Das Dispositiv der Integration desartikuliert die kollektiven Ansprüche, verschiebt sie zu individuellen Anpassungsleistungen der Migrantinnen und Migranten und reduziert sie auf Infrastrukturprobleme, denen am besten mit einer Rückkehrförderung beizukommen sei. Vor allem aber ist die Forderung nach gleichen Rechten im Dispositiv der Integration vollständig absorbiert.

Auf die Fragen, die sich in den Kämpfen artikulierten, gibt das Dispositiv durch deren Reinterpretation entgegengesetzte Antworten und übersetzt die Forderung nach Kollektivrechten in individuell zu erbringende Leistungen. Die Bevölkerung erscheint auf dubiose Weise neu homogenisiert, Rechte und Pflichten scheinen neu verteilt. Dennoch bauen sich gerade Asymmetrien auf und Gegenseitigkeiten bleiben trotz aller Suggestion »gegenseitiger Annäherung« weiterhin ausgeschlossen. Die ungleichen sozialen Positionen der verschiedenen »Partner« korrespondieren mit dem Grad, nach dem ihnen politische und soziale Rechte vorenthalten bleiben. Das Recht, zumal es im Begriff der Integration vermittelt ist, kann so zwar niemals vollständig suspendiert sein, bleibt aber unrealisiert; seine Suspension ist daher ständig virulent.

Mobilität und Autonomie

Ausschließung und Integration drängen den möglichen Widerstand in den Hintergrund. In der Konsensformel der Integration hat sich die in den Fabriken thematisierte Spaltung der Arbeiterklasse längst zu institutionalisieren begonnen. Die langsame Entstehung des staatlichen Integrationsdispositivs seit dem Beginn der siebziger Jahre kann als Versuch gedeutet werden, die Geschichte und Erinnerung jener Arbeitergeneration zu zerstören, die antirassistische Forderungen erhob und Erfahrungen im Kontext der ökonomischen Kämpfe gemacht hatte.

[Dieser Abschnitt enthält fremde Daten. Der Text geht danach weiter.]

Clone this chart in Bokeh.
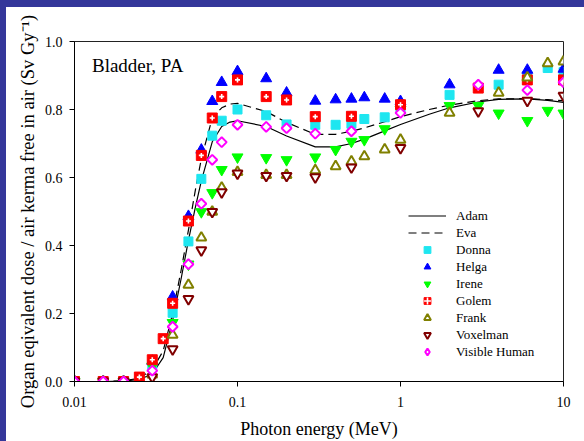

Dennoch, vom Standpunkt der Materialität transnationaler Räume aus zeichnet sich in den letzten Jahren eine Veränderung im Migrationsregime ab, die nicht zuletzt Spuren migrantischer Beharrlichkeit trägt. An dieses Milieu der Beharrlichkeit knüpft das Konzept der Autonomie der Migration an, indem es auf den Drang zur Mobilität verweist, die sich nicht vollständig staatlich oder ökonomisch kontrollieren lässt und für den Nachschub an Arbeitskraft unabhängig vom jeweils herrschenden national-sozialen Kompromiss sorgt.

Es deutet auf die Überschreitung der Grenzen und auf das Leben auf der Basis und mit Hilfe von sozialen Netzwerken der Migration hin. Aber es handelt sich nicht um das Reich der Freiheit, wo die autonome Migrantin morgens den Grad ihrer Verwertung festlegt, mittags ihre Wege bestimmt und abends die Früchte ihrer Mobilität genießt. Im Gegenteil: Für ein Verständnis der Autonomie der Migration sind die Kämpfe der Migrantinnen und Migranten konstitutiv.